Remember the Flux OS toolkit? [Re: Model]

Dwight Hughes dhughes@intellinet.com
Sun, 11 May 1997 01:22:45 -0500


| From: BRIAN SPILSBURY <zhivago@iglou.com>

[ -- snip -- ]
 
| The python compiler might be useful, certainly. But flux has nothing
| to do with the proposed use of forth/some-tiny-lisp. Unless of course
| the flux toolkit is also a reflective language. :)

No, but forth is not reflective in the same sense lisp is either.
Of course, I am no forth expert, but the reflectivity I want for
the LispOS rather fundamentally depends on everything being an
object (implying tags) - a fixnum "knows" it's a fixnum. Wrapping
the Flux functionality in proper lisp objects should provide most
of the reflective behavior we are looking for, and we could 
progressively subsume the Flux functions into the LispOS environment
as desired.

| If flux handles devices well, then by all means, use it. The fact
| that flux can 'borrow' linux/bsd drivers is a major advantage.

Yes, it would be. The real gotcha seems to be video drivers, because
they are bound up in XFree86 and not the least modular (Flux could
be wrapped around an alien video driver but it has to be reasonably
modular, not spread all over the X package).

| Just at a glance over that url I can't see anything that mentions non-
| intel support, it would be nice to know if flux is going to limit
| itself to that platform, or if they just aren't shouting about it.

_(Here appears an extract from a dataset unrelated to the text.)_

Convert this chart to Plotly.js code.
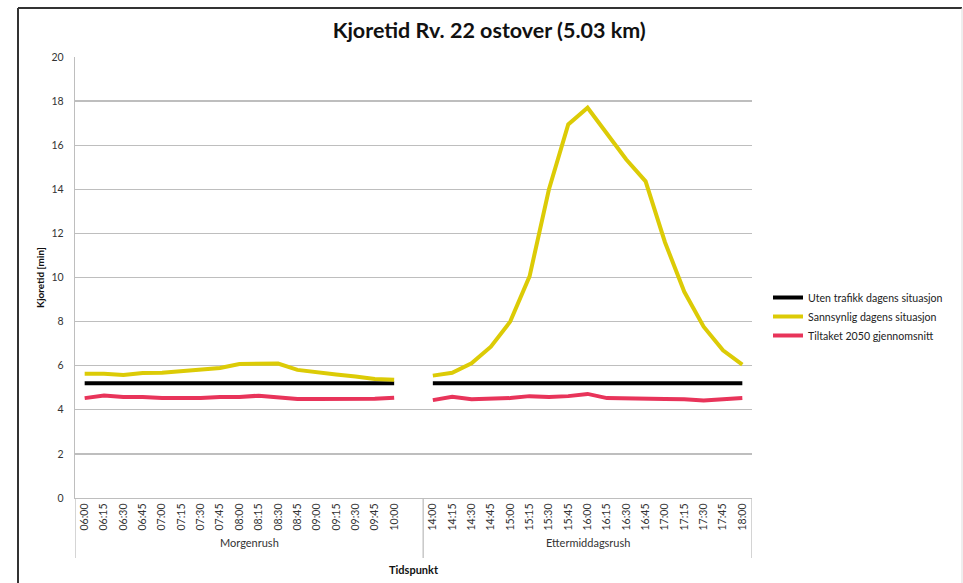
<!DOCTYPE html>
<html>
<head>
<meta charset="utf-8">
<script src="https://cdn.plot.ly/plotly-3.0.1.min.js"></script>
<style>html,body{margin:0;padding:0;background:#fff;}#chart{width:963px;height:583px;}</style>
</head>
<body>
<div id="chart"></div>
<script>
// ---- data ----
const morningTimes = ['06:00','06:15','06:30','06:45','07:00','07:15','07:30','07:45','08:00','08:15','08:30','08:45','09:00','09:15','09:30','09:45','10:00'];
const afternoonTimes = ['14:00','14:15','14:30','14:45','15:00','15:15','15:30','15:45','16:00','16:15','16:30','16:45','17:00','17:15','17:30','17:45','18:00'];
const groupNames = ['Morgenrush', 'Ettermiddagsrush'];
const seriesNames = ['Uten trafikk dagens situasjon', 'Sannsynlig dagens situasjon', 'Tiltaket 2050 gjennomsnitt'];

const utenMorning   = [5.2,5.2,5.2,5.2,5.2,5.2,5.2,5.2,5.2,5.2,5.2,5.2,5.2,5.2,5.2,5.2,5.2];
const utenAfternoon = [5.2,5.2,5.2,5.2,5.2,5.2,5.2,5.2,5.2,5.2,5.2,5.2,5.2,5.2,5.2,5.2,5.2];
const sannMorning   = [5.63,5.63,5.58,5.67,5.68,5.74,5.81,5.9,6.08,6.08,6.1,5.81,5.69,5.6,5.51,5.4,5.36];
const sannAfternoon = [5.55,5.68,6.11,6.86,8.0,10.05,13.99,16.94,17.7,16.56,15.35,14.36,11.6,9.35,7.77,6.7,6.05];
const tiltMorning   = [4.53,4.65,4.58,4.58,4.53,4.53,4.53,4.58,4.58,4.64,4.58,4.49,4.49,4.49,4.49,4.5,4.55];
const tiltAfternoon = [4.44,4.59,4.48,4.51,4.53,4.62,4.58,4.62,4.72,4.53,4.53,4.53,4.49,4.48,4.42,4.48,4.53];

const colors = ['#000000', '#DCCB06', '#E8345A'];

// ---- build ----
const nM = morningTimes.length, nA = afternoonTimes.length;
const nTot = nM + 1 + nA;            // one empty slot between groups
const xs = [];
for (let i = 0; i < nTot; i++) xs.push(i);
const tickText = morningTimes.concat([''], afternoonTimes);
const join = (a, b) => a.concat([null], b);

const ys = [join(utenMorning, utenAfternoon), join(sannMorning, sannAfternoon), join(tiltMorning, tiltAfternoon)];
const traces = ys.map((y, k) => ({
  type: 'scatter', mode: 'lines', x: xs, y: y, name: seriesNames[k],
  line: {color: colors[k], width: 4}, connectgaps: false
}));

const W = 963, H = 583;
const M = {l: 75, r: 211, t: 57, b: 85};
const pw = W - M.l - M.r, ph = H - M.t - M.b;
const px = v => (v - M.l) / pw;
const py = v => (H - M.b - v) / ph;

const font = 'Lato, "Open Sans", sans-serif';
const grey = '#BEBEBE';
const yLow = py(558);

const shapes = [
  // category axis extension & group dividers
  {type:'line', xref:'x', yref:'paper', x0:-0.5, x1:-0.5, y0:0, y1:yLow, line:{color:grey, width:1.3}},
  {type:'line', xref:'x', yref:'paper', x0:nM + 0.5, x1:nM + 0.5, y0:0, y1:yLow, line:{color:grey, width:1.3}},
  {type:'line', xref:'x', yref:'paper', x0:nTot - 0.5, x1:nTot - 0.5, y0:0, y1:yLow, line:{color:grey, width:1.3}},
  // outer frame
  {type:'line', xref:'paper', yref:'paper', x0:px(18), x1:px(962), y0:py(8), y1:py(8), line:{color:'#333', width:2}},
  {type:'line', xref:'paper', yref:'paper', x0:px(18), x1:px(18), y0:py(8), y1:py(590), line:{color:'#333', width:2}},
  {type:'line', xref:'paper', yref:'paper', x0:px(962), x1:px(962), y0:py(8), y1:py(590), line:{color:'#DDD', width:1}}
];

const annotations = [
  {xref:'x', yref:'paper', x:(-0.5 + nM + 0.5) / 2, y:py(551), text:groupNames[0], showarrow:false, font:{family:font, size:11, color:'#333'}},
  {xref:'x', yref:'paper', x:(nM + 0.5 + nTot - 0.5) / 2, y:py(551), text:groupNames[1], showarrow:false, font:{family:font, size:11, color:'#333'}}
];

const layout = {
  width: W, height: H, margin: M,
  paper_bgcolor: '#fff', plot_bgcolor: '#fff',
  title: {text: 'Kjoretid Rv. 22 ostover (5.03 km)', x: 0.508, xanchor: 'center', y: 0.948, yanchor: 'middle',
          font: {family: font, size: 21.5, color: '#111', weight: 700}},
  xaxis: {
    range: [-0.5, nTot - 0.5], tickmode: 'array', tickvals: xs, ticktext: tickText,
    tickangle: -90, ticks: '', showgrid: false, zeroline: false,
    showline: true, linecolor: grey, linewidth: 1.3,
    tickfont: {family: font, size: 10.5, color: '#333'},
    title: {text: 'Tidspunkt', standoff: 36, font: {family: font, size: 11, color: '#111', weight: 700}},
    automargin: false, fixedrange: true
  },
  yaxis: {
    range: [0, 20], dtick: 2, tick0: 0, showgrid: true, gridcolor: grey, gridwidth: 1.3,
    zeroline: false, showline: true, linecolor: grey, linewidth: 1.3, ticks: '',
    ticklabelstandoff: 8,
    tickfont: {family: font, size: 10.5, color: '#333'},
    title: {text: 'Kjoretid [min]', standoff: 5, font: {family: font, size: 10, color: '#111', weight: 700}},
    automargin: false, fixedrange: true
  },
  showlegend: true,
  legend: {x: px(768), y: py(283), xanchor: 'left', yanchor: 'top', bgcolor: 'rgba(0,0,0,0)',
           font: {family: font, size: 10.6, color: '#222'}, itemwidth: 30, tracegroupgap: 0},
  shapes: shapes, annotations: annotations
};

Plotly.newPlot('chart', traces, layout, {displayModeBar: false, staticPlot: true});
</script>
</body>
</html>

In their preliminary documentation they are careful to separate out
and mark the x86 specific portions (the grungy stuff -- like cpu 
identification, trap handling, page translation, x86 pc architecture
particulars (IRQs, PIC, keyboard,...), x86 memory models, ISA bus,
...). They specifically mention plans to port Flux to PA-RISC, PPC,
and probably DEC Alpha. They use it in their own OS research, so
they at least have an incentive to make it portable. The overall 
design appears quite well factored. I'm drooling to get hold of 
the new version's source code.

As to the tiny-lisp, I have nothing against it -- I just don't want
to launch a full kernel-lisp project on top of everything else we
are attempting. If we can break apart CMU-CL and create a cleaner
lower-level lisp for system use and have 80% of our work already done
for us it would be a vast help. Have you read Henry Baker's commentary
on a simpler, more efficient lisp? Look at "CritLisp.html" at
<ftp://server.netcom.com/pub/hb/hbaker/home.html>.